Game in 10: Game #28, Pens 3 at Leafs 1
Toronto saw a hard fought one-goal lead disappear in the third period against Pittsburgh, as
the Penguins Sidney Crosby staged a second consecutive third period comeback to steal the game in regulation. It’s a tough loss to swallow after a thorough effort across the lineup kept the Penguins scoreless until the final eight minutes of the game.
1. You could see the team knew they needed a bounceback game in this one. They came out fast, determined, and nervous as the first period had a mixture of turnovers and energetic offensive play. Thankfully, the Penguins can be a sloppy bunch defensively, encouraging noticeable puck doggedness in Toronto’s attackers.
2. It’s great to see Liles back in the lineup, although it would have been preferable to see Holzer forced to take a rest in his stead. Liles does not enamor coach Carlyle with his defensive presence, but he always brings an infusion of puck movement and offensive creativity. He also isn’t a slouch defensively by any means, playing a veteran’s game of positioning and stick work. His icetime in the days immediately prior to his first benching was consistently above twenty minutes, making you seriously wonder if his status as a healthy scratch for over ten games was also precautionary asset protection for a trade that never fully materialized.
3. Carlyle tried to jumpstart his two second lines by dropping Kulemin to Kadri‘s wing, with Frattin and Komarov flanking Grabovski. Much has been said about the defensive responsibilities of Grabovski et al. But it seems probable that whatever offensive troubles these two lines are having will be alleviated when Joffrey Lupul returns to the lineup and the resulting lineup shakeup trickles downwards.
4. One trio that hasn’t been having trouble lately is the Kessel line. As we’ve seen in his career, a rolling, confident Kessel can pour on the points with ease. Bozak is, as usual, waterskiing on Kessel’s work offensively. JVR/Lupul bring a very important third dimension to that line’s play.
5. Despite the refs best efforts with some sketchy penalty calls in the second, Toronto held strong on their penalty kill. Once their greatest weakness (no exaggeration – it’s been awful), the Maple Leafs have bumped their penalty killing rank up into the top 10 league-wide. The offense was already here from last year, shoring up the penalty kill will go a long way to improving the team defensively, where they really needed it.

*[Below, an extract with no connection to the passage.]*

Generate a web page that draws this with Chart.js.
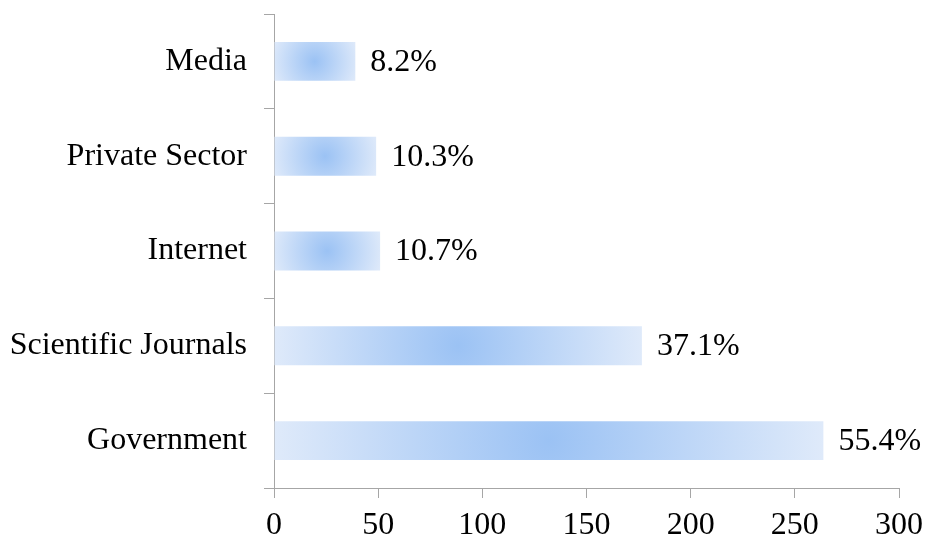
<!DOCTYPE html>
<html>
<head>
<meta charset="utf-8">
<script src="https://cdn.jsdelivr.net/npm/chart.js@4/dist/chart.umd.min.js"></script>
<style>
  html, body { margin: 0; padding: 0; background: #ffffff; }
  #wrap { width: 927px; height: 540px; position: relative; }
</style>
</head>
<body>
<div id="wrap"><canvas id="chart"></canvas></div>
<script>
// Sources of information, listed top to bottom
const categories = ['Media', 'Private Sector', 'Internet', 'Scientific Journals', 'Government'];
// Share of respondents citing each source (%)
const percentages = [8.2, 10.3, 10.7, 37.1, 55.4];
// Number of respondents the shares refer to
const respondents = 476;
// Respondent counts per source, taken from the stated shares
const counts = percentages.map(p => p / 100 * respondents);
// Value axis ticks
const xTicks = [0, 50, 100, 150, 200, 250, 300];

const FONT = { family: '"Liberation Serif", "Times New Roman", serif', size: 32 };
const AXIS_GREY = '#a6a6a6';
const BAR_SHARE = 0.41;

// Radial fill from the bar centre out to its corners
function barFill(ctx) {
  const chart = ctx.chart;
  const xs = chart.scales.x, ys = chart.scales.y;
  if (!xs || !ys || !chart.chartArea || ctx.raw == null) return '#c4d9f7';
  const x0 = xs.getPixelForValue(0);
  const x1 = xs.getPixelForValue(ctx.raw);
  const yc = ys.getPixelForValue(ctx.dataIndex);
  const h = (chart.chartArea.height / categories.length) * BAR_SHARE;
  const cx = (x0 + x1) / 2;
  const r = Math.hypot((x1 - x0) / 2, h / 2);
  const g = chart.ctx.createRadialGradient(cx, yc, 0, cx, yc, r);
  g.addColorStop(0, 'rgb(155,194,244)');
  g.addColorStop(1, 'rgb(223,234,250)');
  return g;
}

// Percent labels to the right of each bar
const valueLabels = {
  id: 'valueLabels',
  afterDatasetsDraw(chart) {
    const c = chart.ctx;
    const meta = chart.getDatasetMeta(0);
    c.save();
    c.font = FONT.size + 'px ' + FONT.family;
    c.fillStyle = '#000000';
    c.textAlign = 'left';
    c.textBaseline = 'middle';
    meta.data.forEach((bar, i) => {
      c.fillText(percentages[i].toFixed(1) + '%', bar.x + 15, bar.y + 1);
    });
    c.restore();
  }
};

new Chart(document.getElementById('chart'), {
  type: 'bar',
  data: {
    labels: categories,
    datasets: [{
      data: counts,
      backgroundColor: barFill,
      borderWidth: 0,
      categoryPercentage: 1,
      barPercentage: BAR_SHARE
    }]
  },
  options: {
    indexAxis: 'y',
    responsive: true,
    maintainAspectRatio: false,
    animation: false,
    layout: { padding: { left: 10, right: 28, top: 14, bottom: 0 } },
    plugins: {
      legend: { display: false },
      tooltip: { enabled: false }
    },
    scales: {
      x: {
        min: 0,
        max: 300,
        afterBuildTicks(scale) { scale.ticks = xTicks.map(v => ({ value: v })); },
        afterFit(scale) {
          scale.height = 52;
          scale.paddingLeft = 0; scale.paddingRight = 0;
        },
        border: { display: true, color: AXIS_GREY, width: 1 },
        grid: { display: true, drawOnChartArea: false, drawTicks: true, tickLength: 10, color: AXIS_GREY },
        ticks: { color: '#000000', font: FONT, padding: 8, maxRotation: 0 }
      },
      y: {
        afterFit(scale) {
          scale.width = 264;
          scale.paddingTop = 0; scale.paddingBottom = 0;
        },
        border: { display: true, color: AXIS_GREY, width: 1 },
        grid: { display: true, offset: true, drawOnChartArea: false, drawTicks: true, tickLength: 10, color: AXIS_GREY },
        ticks: { color: '#000000', font: FONT, padding: 17 }
      }
    }
  },
  plugins: [valueLabels]
});
</script>
</body>
</html>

6. A large part of that defensive load will continue to fall on Dion Phaneuf. The captain was in Crosby’s face all game long and attacks that role of the top defender with ferocity each night. Hypothetically, with another strong all-around blueliner beside him, the pair would easily be talked about as one of the best in the league a la Seabrook-Keith and Shattenkirk-Pietrangelo. For now, he will have nights like tonight when he ends up a minus three despite effectively containing the league’s best line and player for the vast majority of the game. With one mistake (a lost man on the Dupuis goal), a night’s worth of hard defensive work can be completely negated.
7. Ben Scrivens got a start against a team that Reimer has done well against traditionally, indicative of the chance he has to secure some more clout in the goaltending hierarchy of the club. A solid outing that ended in a loss will put the ball right back in James Reimer’s court.

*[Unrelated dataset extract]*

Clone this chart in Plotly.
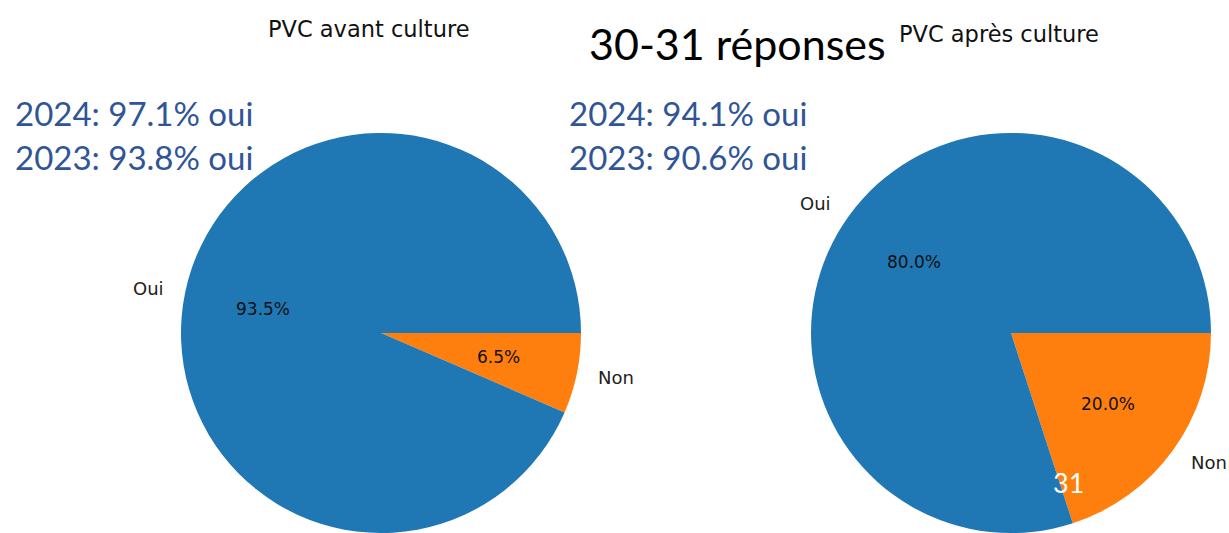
# Pie charts: PVC avant / après culture (30-31 réponses)
import numpy as np
import plotly.graph_objects as go

# ==============================================================================
# DATA
# ==============================================================================

LABELS = ['Oui', 'Non']
AVANT_VALUES = [93.5, 6.5]
APRES_VALUES = [80.0, 20.0]
COLORS = ['#1f77b4', '#ff7f0e']

TITLE_AVANT = 'PVC avant culture'
TITLE_APRES = 'PVC après culture'
MAIN_TITLE = '30-31 réponses'
HISTORY_AVANT = ['2024: 97.1% oui', '2023: 93.8% oui']
HISTORY_APRES = ['2024: 94.1% oui', '2023: 90.6% oui']
FOOTNOTE = '31'

# ==============================================================================
# LAYOUT PARAMETERS
# ==============================================================================

W, H = 1229, 533
PIE_AVANT = dict(cx=381, top=133, r=201)
PIE_APRES = dict(cx=1011, top=133, r=203)

LABEL_DIST = 1.1   # matplotlib-style label distance
PCT_DIST = 0.6     # matplotlib-style pct distance
MPL_FONT = 'DejaVu Sans'
SLIDE_FONT = 'Lato, Carlito, Calibri, sans-serif'
SLIDE_BLUE = '#2F5597'


def pie_domain(p):
    x0 = (p['cx'] - p['r']) / W
    x1 = (p['cx'] + p['r']) / W
    y1 = (H - p['top']) / H
    return dict(x=[x0, x1], y=[0, y1])


def pie_annotations(p, values):
    """Labels and percentages placed like matplotlib's autopct."""
    dom = pie_domain(p)
    rad = min((dom['x'][1] - dom['x'][0]) * W, (dom['y'][1] - dom['y'][0]) * H) / 2
    cx = (dom['x'][0] + dom['x'][1]) / 2 * W
    cy = H - (dom['y'][0] + dom['y'][1]) / 2 * H
    total = sum(values)
    anns = []
    start = 0.0
    for lab, v in zip(LABELS, values):
        theta = np.deg2rad(start + 360 * v / total / 2)
        start += 360 * v / total
        lx = cx + LABEL_DIST * rad * np.cos(theta)
        ly = cy - LABEL_DIST * rad * np.sin(theta)
        anns.append(dict(
            x=lx / W, y=1 - ly / H, xref='paper', yref='paper',
            text=lab, showarrow=False,
            xanchor='left' if np.cos(theta) > 0 else 'right', yanchor='middle',
            font=dict(family=MPL_FONT, size=18, color='#222222')
        ))
        px = cx + PCT_DIST * rad * np.cos(theta)
        py = cy - PCT_DIST * rad * np.sin(theta)
        anns.append(dict(
            x=px / W, y=1 - py / H, xref='paper', yref='paper',
            text=f'{v / total * 100:.1f}%', showarrow=False,
            xanchor='center', yanchor='middle',
            font=dict(family=MPL_FONT, size=17, color='#111111')
        ))
    return anns


fig = go.Figure()

# matplotlib default: first slice starts at 3 o'clock and runs counterclockwise.
# plotly's counterclockwise mode ends the first slice at `rotation`, so feed the
# slices in reverse order to get the same layout.
for p, vals in [(PIE_AVANT, AVANT_VALUES), (PIE_APRES, APRES_VALUES)]:
    fig.add_trace(go.Pie(
        labels=LABELS[::-1], values=vals[::-1],
        marker=dict(colors=COLORS[::-1], line=dict(width=0)),
        sort=False, direction='counterclockwise', rotation=90,
        textinfo='none', hoverinfo='label+percent',
        domain=pie_domain(p), showlegend=False
    ))

annotations = []
annotations += pie_annotations(PIE_AVANT, AVANT_VALUES)
annotations += pie_annotations(PIE_APRES, APRES_VALUES)

# subplot titles (matplotlib style)
annotations.append(dict(x=369 / W, y=1 - 29 / H, xref='paper', yref='paper',
                        text=TITLE_AVANT, showarrow=False, xanchor='center', yanchor='middle',
                        font=dict(family=MPL_FONT, size=22.5, color='#111111')))
annotations.append(dict(x=999 / W, y=1 - 34 / H, xref='paper', yref='paper',
                        text=TITLE_APRES, showarrow=False, xanchor='center', yanchor='middle',
                        font=dict(family=MPL_FONT, size=22.5, color='#111111')))

# slide text
annotations.append(dict(x=737 / W, y=1 - 43 / H, xref='paper', yref='paper',
                        text=MAIN_TITLE, showarrow=False, xanchor='center', yanchor='middle',
                        font=dict(family=SLIDE_FONT, size=43, color='#000000')))

for x0, lines in [(13, HISTORY_AVANT), (567, HISTORY_APRES)]:
    for i, t in enumerate(lines):
        annotations.append(dict(x=x0 / W, y=1 - (113 + 44 * i) / H, xref='paper', yref='paper',
                                text=t, showarrow=False, xanchor='left', yanchor='middle',
                                font=dict(family=SLIDE_FONT, size=33, color=SLIDE_BLUE)))

annotations.append(dict(x=1068 / W, y=1 - 482 / H, xref='paper', yref='paper',
                        text=FOOTNOTE, showarrow=False, xanchor='center', yanchor='middle',
                        font=dict(family=SLIDE_FONT, size=27, color='#ffffff')))

fig.update_layout(
    width=W, height=H,
    margin=dict(l=0, r=0, t=0, b=0),
    paper_bgcolor='white', plot_bgcolor='white',
    annotations=annotations
)

# drop the browser's default 8px body margin so the figure fills the window
fig.write_html('out.html', config={'displayModeBar': False},
               post_script="document.body.style.margin='0';")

8. Speaking of Liles and the Kessel line, they combined for an impressive display of puck control at even strength in the Penguins end during the early part of the third period. The precision passing was on display, a sign that the team is rounding into midseason form. The rough edges and sloppiness that were evident in the early days of this lockout-scrambled NHL season is all but gone, promising faster and tougher games ahead.
9. This game was going pretty well until the Leafs got Crosby’d. #87′s impact is a testament both to elite skill and incredible work ethic. Hopefully the best of Toronto’s young talent will take note after encounters like tonight’s.

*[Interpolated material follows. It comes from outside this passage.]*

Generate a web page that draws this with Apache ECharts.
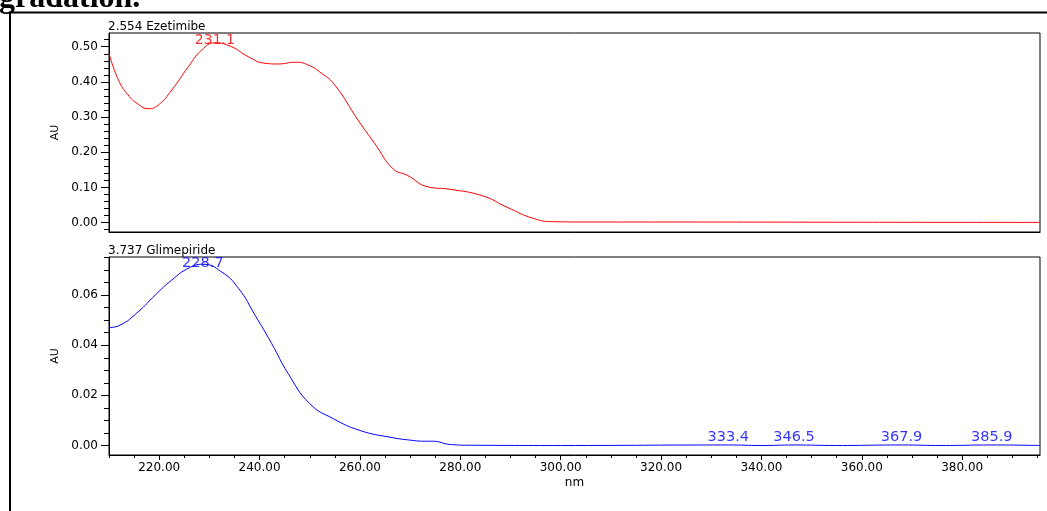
<!DOCTYPE html>
<html>
<head>
<meta charset="utf-8">
<script src="https://cdn.jsdelivr.net/npm/echarts@6/dist/echarts.min.js"></script>
<style>
html,body{margin:0;padding:0;background:#fff;}
#chart{width:1047px;height:511px;}
</style>
</head>
<body>
<div id="chart"></div>
<script>
// ---- Data ----
const topTitle = '2.554 Ezetimibe';
const bottomTitle = '3.737 Glimepiride';
const xTickLabels = [220, 240, 260, 280, 300, 320, 340, 360, 380];
const xMinorTicks = [210,215,220,225,230,235,240,245,250,255,260,265,270,275,280,285,290,295,300,305,310,315,320,325,330,335,340,345,350,355,360,365,370,375,380,385,390,395];
const topYLabels = [0.0, 0.1, 0.2, 0.3, 0.4, 0.5];
const topYMinor = [-0.02,0,0.02,0.04,0.06,0.08,0.1,0.12,0.14,0.16,0.18,0.2,0.22,0.24,0.26,0.28,0.3,0.32,0.34,0.36,0.38,0.4,0.42,0.44,0.46,0.48,0.5,0.52];
const botYLabels = [0.0, 0.02, 0.04, 0.06];
const botYMinor = [0,0.005,0.01,0.015,0.02,0.025,0.03,0.035,0.04,0.045,0.05,0.055,0.06,0.065,0.07,0.075];

const wlTop = [210, 211.9, 213.8, 215.8, 217.8, 219.8, 222.5, 225.8, 228.5, 231.1, 234.4, 237.7, 241.1, 243.7, 247.1, 249.7, 252.4, 255, 259.6, 263, 266.6, 269.4, 273.5, 277.9, 284.5, 289.3, 294.5, 298.4, 305, 320, 350, 380, 395.5];
const auTop = [0.481, 0.405, 0.363, 0.337, 0.324, 0.334, 0.377, 0.443, 0.491, 0.511, 0.500, 0.472, 0.453, 0.451, 0.456, 0.448, 0.424, 0.391, 0.292, 0.224, 0.153, 0.135, 0.102, 0.095, 0.076, 0.044, 0.0125, 0.003, 0.002, 0.002, 0.0015, 0.001, 0.0008];

const wlBot = [210, 212.2, 215.8, 219.2, 222.5, 225.8, 228.7, 232.4, 235.8, 239.1, 242.4, 245.7, 250, 254.7, 260, 266, 270.6, 273, 274.5, 278, 282, 300, 333.4, 340, 346.5, 355, 367.9, 376, 385.9, 395.5];
const auBot = [0.047, 0.048, 0.0533, 0.060, 0.066, 0.0707, 0.0723, 0.0693, 0.0627, 0.052, 0.0407, 0.0287, 0.0167, 0.0107, 0.006, 0.0033, 0.002, 0.0017, 0.0017, 0.0004, 0.0001, 0.0, 0.0002, 0.0, 0.0002, 0.0, 0.0002, 0.0, 0.0002, 0.0];

const topPeakWl = [231.1];
const topPeakAu = [0.511];
const botPeakWl = [228.7];
const botPeakAu = [0.0723];
const botMinorPeakWl = [333.4, 346.5, 367.9, 385.9];
const botMinorPeakAu = [0.0002, 0.0002, 0.0002, 0.0002];

// ---- Chart ----
const FONT = 'DejaVu Sans';
const zip = (a, b) => a.map((v, i) => [v, b[i]]);
const X_MIN = 210, X_MAX = 395.5;
const TOP_MIN = -0.0264, TOP_MAX = 0.539;
const BOT_MIN = -0.0038, BOT_MAX = 0.0752;

const chart = echarts.init(document.getElementById('chart'), null, {renderer: 'canvas'});

function yMajor(grid, min, max, labels) {
  return {
    type: 'value', gridIndex: grid, min: min, max: max, position: 'left',
    name: 'AU', nameLocation: 'middle', nameGap: 46, nameRotate: 90,
    nameTextStyle: {fontFamily: FONT, fontSize: 11, color: '#000'},
    axisLine: {show: true, onZero: false, lineStyle: {color: '#000', width: 1}},
    axisTick: {show: true, length: 8, customValues: labels, lineStyle: {color: '#000'}},
    axisLabel: {show: true, margin: 11, customValues: labels, formatter: v => v.toFixed(2),
      fontFamily: FONT, fontSize: 12, color: '#000'},
    splitLine: {show: false}
  };
}
function yMinor(grid, min, max, ticks) {
  return {
    type: 'value', gridIndex: grid, min: min, max: max, position: 'left', offset: 0,
    axisLine: {show: false, onZero: false},
    axisTick: {show: true, length: 5, customValues: ticks, lineStyle: {color: '#000'}},
    axisLabel: {show: false},
    splitLine: {show: false}
  };
}

const option = {
  backgroundColor: '#fff',
  animation: false,
  grid: [
    {left: 109, top: 33, width: 931, height: 199, show: true, borderColor: '#000', borderWidth: 1, backgroundColor: 'transparent'},
    {left: 109, top: 257, width: 931, height: 198, show: true, borderColor: '#000', borderWidth: 1, backgroundColor: 'transparent'}
  ],
  xAxis: [
    {type: 'value', gridIndex: 0, min: X_MIN, max: X_MAX, position: 'bottom',
      axisLine: {show: true, onZero: false, lineStyle: {color: '#000'}},
      axisTick: {show: false}, axisLabel: {show: false}, splitLine: {show: false}},
    {type: 'value', gridIndex: 1, min: X_MIN, max: X_MAX, position: 'bottom',
      name: 'nm', nameLocation: 'middle', nameGap: 22,
      nameTextStyle: {fontFamily: FONT, fontSize: 12, color: '#000'},
      axisLine: {show: true, onZero: false, lineStyle: {color: '#000'}},
      axisTick: {show: true, length: 5, customValues: xTickLabels, lineStyle: {color: '#000'}},
      axisLabel: {show: true, margin: 7, customValues: xTickLabels, formatter: v => v.toFixed(2),
        fontFamily: FONT, fontSize: 12, color: '#000'},
      splitLine: {show: false}},
    {type: 'value', gridIndex: 1, min: X_MIN, max: X_MAX, position: 'bottom', offset: 0,
      axisLine: {show: false, onZero: false},
      axisTick: {show: true, length: 3, customValues: xMinorTicks, lineStyle: {color: '#000'}},
      axisLabel: {show: false}, splitLine: {show: false}}
  ],
  yAxis: [
    yMajor(0, TOP_MIN, TOP_MAX, topYLabels),
    yMinor(0, TOP_MIN, TOP_MAX, topYMinor),
    yMajor(1, BOT_MIN, BOT_MAX, botYLabels),
    yMinor(1, BOT_MIN, BOT_MAX, botYMinor)
  ],
  graphic: [
    {type: 'rect', shape: {x: 10, y: 12.5, width: 1200, height: 700}, silent: true,
      style: {fill: 'none', stroke: '#000', lineWidth: 2}},
    {type: 'text', x: -1, y: 15, silent: true,
      style: {text: 'gradation.', font: 'bold 32px "Liberation Serif", "Times New Roman", serif', fill: '#000', textVerticalAlign: 'bottom'}},
    {type: 'text', x: 108, y: 27, silent: true,
      style: {text: topTitle, fontFamily: FONT, fontSize: 12, fill: '#000', textVerticalAlign: 'middle'}},
    {type: 'text', x: 108, y: 250.5, silent: true,
      style: {text: bottomTitle, fontFamily: FONT, fontSize: 12, fill: '#000', textVerticalAlign: 'middle'}}
  ],
  series: [
    {type: 'line', xAxisIndex: 0, yAxisIndex: 0, data: zip(wlTop, auTop), smooth: 0.5,
      showSymbol: false, symbol: 'none', lineStyle: {color: '#ff0000', width: 1}, silent: true},
    {type: 'scatter', xAxisIndex: 0, yAxisIndex: 0, data: zip(topPeakWl, topPeakAu), symbolSize: 0, silent: true,
      label: {show: true, position: 'top', distance: -5, formatter: p => p.value[0].toFixed(1),
        color: '#ff0000', fontFamily: FONT, fontSize: 14}},
    {type: 'line', xAxisIndex: 1, yAxisIndex: 2, data: zip(wlBot, auBot), smooth: 0.5,
      showSymbol: false, symbol: 'none', lineStyle: {color: '#0000ff', width: 1}, silent: true},
    {type: 'scatter', xAxisIndex: 1, yAxisIndex: 2, data: zip(botPeakWl, botPeakAu), symbolSize: 0, silent: true,
      label: {show: true, position: 'top', distance: -6, formatter: p => p.value[0].toFixed(1),
        color: '#0000ff', fontFamily: FONT, fontSize: 14.5}},
    {type: 'scatter', xAxisIndex: 1, yAxisIndex: 2, data: zip(botMinorPeakWl, botMinorPeakAu), symbolSize: 0, silent: true,
      label: {show: true, position: 'top', distance: 0, formatter: p => p.value[0].toFixed(1),
        color: '#0000ff', fontFamily: FONT, fontSize: 14.5}}
  ]
};
chart.setOption(option);
</script>
</body>
</html>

10. Just like that, Toronto is on a four game losing streak. Ideally, the players and coaching staff would focus on the positives and go about work as usual in the next match. Unfortunately, the media rumblings will certainly take a different tone.
Prepare yourself for some pessimistic prognostication in advance of Saturday’s rematch with the Jets. All good teams have slumps, so a four game skid including two Pittsburgh tilts (one of which went to overtime) and a Boston game is not something that the Leafs should be worried about. However, all good teams also make sure these skids don’t drag on and this team will soon have the chance to prove that they can do so.